▶ **WHAT THE EXERCISE ASKS**
Using the data below, determine the number of lines that include the string "this". Write only that number.

▶ **INPUT DATA**

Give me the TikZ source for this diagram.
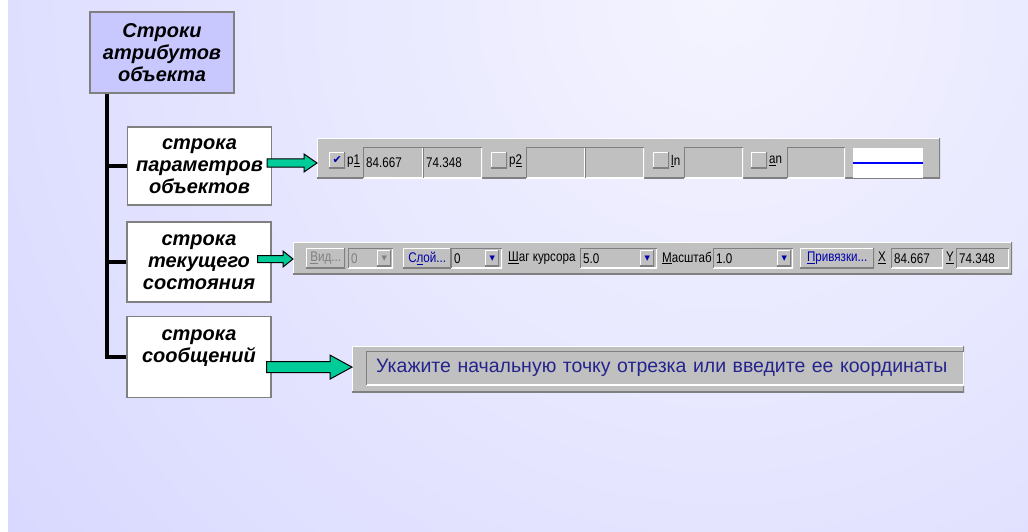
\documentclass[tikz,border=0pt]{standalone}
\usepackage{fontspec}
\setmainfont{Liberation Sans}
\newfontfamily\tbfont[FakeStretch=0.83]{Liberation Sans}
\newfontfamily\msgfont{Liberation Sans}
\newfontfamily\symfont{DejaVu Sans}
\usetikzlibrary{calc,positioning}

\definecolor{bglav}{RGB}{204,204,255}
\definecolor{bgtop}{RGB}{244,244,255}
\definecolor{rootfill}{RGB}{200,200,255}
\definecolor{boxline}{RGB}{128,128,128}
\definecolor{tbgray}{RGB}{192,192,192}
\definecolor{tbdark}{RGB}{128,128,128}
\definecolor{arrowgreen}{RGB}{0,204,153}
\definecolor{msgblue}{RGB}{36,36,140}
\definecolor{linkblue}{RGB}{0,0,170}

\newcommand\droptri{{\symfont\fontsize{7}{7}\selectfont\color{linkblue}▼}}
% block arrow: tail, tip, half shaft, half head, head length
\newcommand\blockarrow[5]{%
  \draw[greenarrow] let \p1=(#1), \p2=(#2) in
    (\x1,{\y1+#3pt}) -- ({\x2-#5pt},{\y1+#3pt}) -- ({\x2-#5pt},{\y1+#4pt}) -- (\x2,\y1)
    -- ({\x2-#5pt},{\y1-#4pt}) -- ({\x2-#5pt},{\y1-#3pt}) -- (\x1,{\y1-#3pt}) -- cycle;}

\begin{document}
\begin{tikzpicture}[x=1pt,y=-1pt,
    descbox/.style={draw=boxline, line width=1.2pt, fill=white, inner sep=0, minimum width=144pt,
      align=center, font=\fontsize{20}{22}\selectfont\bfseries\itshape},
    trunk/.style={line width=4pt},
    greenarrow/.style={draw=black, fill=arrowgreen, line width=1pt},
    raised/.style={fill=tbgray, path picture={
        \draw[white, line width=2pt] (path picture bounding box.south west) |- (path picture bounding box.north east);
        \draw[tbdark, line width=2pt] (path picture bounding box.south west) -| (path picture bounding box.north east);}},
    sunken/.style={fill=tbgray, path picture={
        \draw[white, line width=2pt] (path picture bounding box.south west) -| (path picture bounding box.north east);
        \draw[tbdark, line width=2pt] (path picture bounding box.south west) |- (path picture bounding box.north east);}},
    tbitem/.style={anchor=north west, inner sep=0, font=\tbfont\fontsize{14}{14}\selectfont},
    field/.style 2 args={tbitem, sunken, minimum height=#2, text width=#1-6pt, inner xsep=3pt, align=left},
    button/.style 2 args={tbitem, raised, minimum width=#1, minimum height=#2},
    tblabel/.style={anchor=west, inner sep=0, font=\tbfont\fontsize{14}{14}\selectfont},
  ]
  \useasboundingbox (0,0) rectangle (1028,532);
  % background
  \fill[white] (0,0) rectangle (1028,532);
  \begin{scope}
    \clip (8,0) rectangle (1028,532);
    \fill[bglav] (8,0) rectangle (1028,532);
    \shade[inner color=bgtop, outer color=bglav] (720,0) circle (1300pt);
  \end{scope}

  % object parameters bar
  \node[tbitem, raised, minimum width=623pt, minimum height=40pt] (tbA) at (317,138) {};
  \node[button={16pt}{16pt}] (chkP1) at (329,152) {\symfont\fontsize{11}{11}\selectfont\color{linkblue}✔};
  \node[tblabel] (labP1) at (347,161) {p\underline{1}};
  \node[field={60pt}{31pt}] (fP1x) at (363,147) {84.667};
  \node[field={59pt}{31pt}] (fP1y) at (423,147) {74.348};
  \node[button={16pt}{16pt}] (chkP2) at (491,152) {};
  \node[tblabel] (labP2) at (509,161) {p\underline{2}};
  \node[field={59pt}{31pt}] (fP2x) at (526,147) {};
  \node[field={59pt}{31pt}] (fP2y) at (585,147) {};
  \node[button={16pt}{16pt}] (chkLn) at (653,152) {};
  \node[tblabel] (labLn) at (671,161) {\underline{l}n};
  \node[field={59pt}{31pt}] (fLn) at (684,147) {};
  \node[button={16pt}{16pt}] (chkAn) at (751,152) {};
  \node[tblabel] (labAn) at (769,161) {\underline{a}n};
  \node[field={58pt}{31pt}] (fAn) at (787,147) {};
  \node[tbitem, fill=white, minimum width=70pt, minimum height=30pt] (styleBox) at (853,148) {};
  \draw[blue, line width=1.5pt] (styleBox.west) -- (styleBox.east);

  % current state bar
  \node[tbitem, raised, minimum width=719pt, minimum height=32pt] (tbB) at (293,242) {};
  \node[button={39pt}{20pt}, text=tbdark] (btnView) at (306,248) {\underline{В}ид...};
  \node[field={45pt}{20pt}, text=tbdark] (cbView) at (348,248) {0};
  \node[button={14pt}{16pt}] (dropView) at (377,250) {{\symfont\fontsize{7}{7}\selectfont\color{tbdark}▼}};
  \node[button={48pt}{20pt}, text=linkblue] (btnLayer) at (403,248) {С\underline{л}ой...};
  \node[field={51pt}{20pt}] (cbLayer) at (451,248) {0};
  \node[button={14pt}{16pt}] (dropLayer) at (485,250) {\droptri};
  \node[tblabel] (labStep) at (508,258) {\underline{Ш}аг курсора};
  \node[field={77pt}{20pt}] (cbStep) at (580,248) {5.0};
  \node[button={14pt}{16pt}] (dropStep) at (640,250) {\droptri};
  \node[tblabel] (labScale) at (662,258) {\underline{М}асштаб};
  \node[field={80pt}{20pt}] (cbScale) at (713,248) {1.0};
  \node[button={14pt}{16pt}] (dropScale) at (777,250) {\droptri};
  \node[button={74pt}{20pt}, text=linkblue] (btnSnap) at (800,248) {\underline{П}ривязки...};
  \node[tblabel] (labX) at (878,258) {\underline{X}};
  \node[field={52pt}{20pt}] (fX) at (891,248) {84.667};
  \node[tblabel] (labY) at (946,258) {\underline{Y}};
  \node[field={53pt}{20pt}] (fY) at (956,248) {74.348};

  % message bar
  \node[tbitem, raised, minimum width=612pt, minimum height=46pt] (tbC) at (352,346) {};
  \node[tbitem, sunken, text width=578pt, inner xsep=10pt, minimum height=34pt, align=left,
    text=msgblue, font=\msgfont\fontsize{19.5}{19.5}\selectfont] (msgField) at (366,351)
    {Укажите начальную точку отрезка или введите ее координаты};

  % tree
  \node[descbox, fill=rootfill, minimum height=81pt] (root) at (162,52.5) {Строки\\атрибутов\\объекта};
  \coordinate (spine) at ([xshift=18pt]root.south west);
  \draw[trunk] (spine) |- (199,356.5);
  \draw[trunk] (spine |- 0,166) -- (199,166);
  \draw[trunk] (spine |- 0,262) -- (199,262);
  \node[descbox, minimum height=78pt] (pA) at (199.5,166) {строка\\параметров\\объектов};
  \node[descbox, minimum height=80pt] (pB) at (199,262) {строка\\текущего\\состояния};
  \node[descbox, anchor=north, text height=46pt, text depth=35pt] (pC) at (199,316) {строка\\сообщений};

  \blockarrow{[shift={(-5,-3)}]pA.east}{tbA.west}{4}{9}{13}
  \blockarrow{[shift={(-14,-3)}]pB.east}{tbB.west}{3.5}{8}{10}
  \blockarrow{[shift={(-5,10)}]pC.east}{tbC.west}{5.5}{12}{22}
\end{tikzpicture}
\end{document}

* * *

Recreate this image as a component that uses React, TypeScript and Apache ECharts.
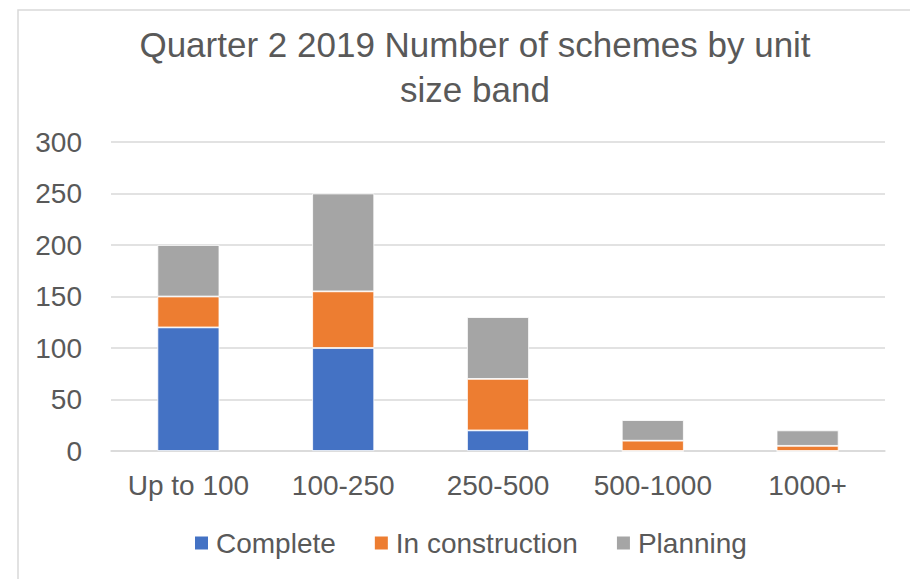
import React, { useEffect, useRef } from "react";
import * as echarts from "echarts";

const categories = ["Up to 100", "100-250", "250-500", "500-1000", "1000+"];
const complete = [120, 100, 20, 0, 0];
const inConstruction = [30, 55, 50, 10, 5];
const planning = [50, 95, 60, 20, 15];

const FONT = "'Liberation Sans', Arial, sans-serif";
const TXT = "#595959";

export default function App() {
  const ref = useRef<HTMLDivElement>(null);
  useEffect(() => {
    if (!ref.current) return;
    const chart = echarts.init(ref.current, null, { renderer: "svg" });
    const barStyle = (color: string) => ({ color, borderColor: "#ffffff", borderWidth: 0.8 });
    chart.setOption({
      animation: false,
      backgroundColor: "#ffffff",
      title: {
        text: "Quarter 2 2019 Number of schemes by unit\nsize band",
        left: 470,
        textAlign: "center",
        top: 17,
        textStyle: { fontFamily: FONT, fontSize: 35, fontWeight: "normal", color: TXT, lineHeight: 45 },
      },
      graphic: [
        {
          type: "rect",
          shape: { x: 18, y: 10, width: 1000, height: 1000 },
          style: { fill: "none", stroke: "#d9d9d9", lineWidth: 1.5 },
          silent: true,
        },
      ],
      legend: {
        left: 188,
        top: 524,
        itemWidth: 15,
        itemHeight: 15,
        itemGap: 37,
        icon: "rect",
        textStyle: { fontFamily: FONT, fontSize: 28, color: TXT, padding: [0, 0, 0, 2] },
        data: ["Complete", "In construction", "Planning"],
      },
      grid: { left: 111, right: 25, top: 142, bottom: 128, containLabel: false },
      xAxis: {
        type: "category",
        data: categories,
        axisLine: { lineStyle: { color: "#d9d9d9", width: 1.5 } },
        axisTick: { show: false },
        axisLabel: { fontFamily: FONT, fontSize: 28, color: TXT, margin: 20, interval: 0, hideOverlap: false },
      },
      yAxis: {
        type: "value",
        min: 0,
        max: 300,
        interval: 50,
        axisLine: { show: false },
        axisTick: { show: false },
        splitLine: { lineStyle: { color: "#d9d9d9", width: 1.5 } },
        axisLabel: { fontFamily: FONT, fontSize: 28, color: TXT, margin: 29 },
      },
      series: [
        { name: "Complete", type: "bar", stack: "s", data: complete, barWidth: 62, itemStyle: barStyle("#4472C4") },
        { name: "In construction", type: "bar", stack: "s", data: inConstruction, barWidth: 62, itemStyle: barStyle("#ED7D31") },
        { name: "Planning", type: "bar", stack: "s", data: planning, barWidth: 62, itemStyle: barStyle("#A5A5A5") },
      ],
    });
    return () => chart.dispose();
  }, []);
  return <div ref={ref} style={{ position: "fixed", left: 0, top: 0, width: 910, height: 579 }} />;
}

▶ **ANSWER**
2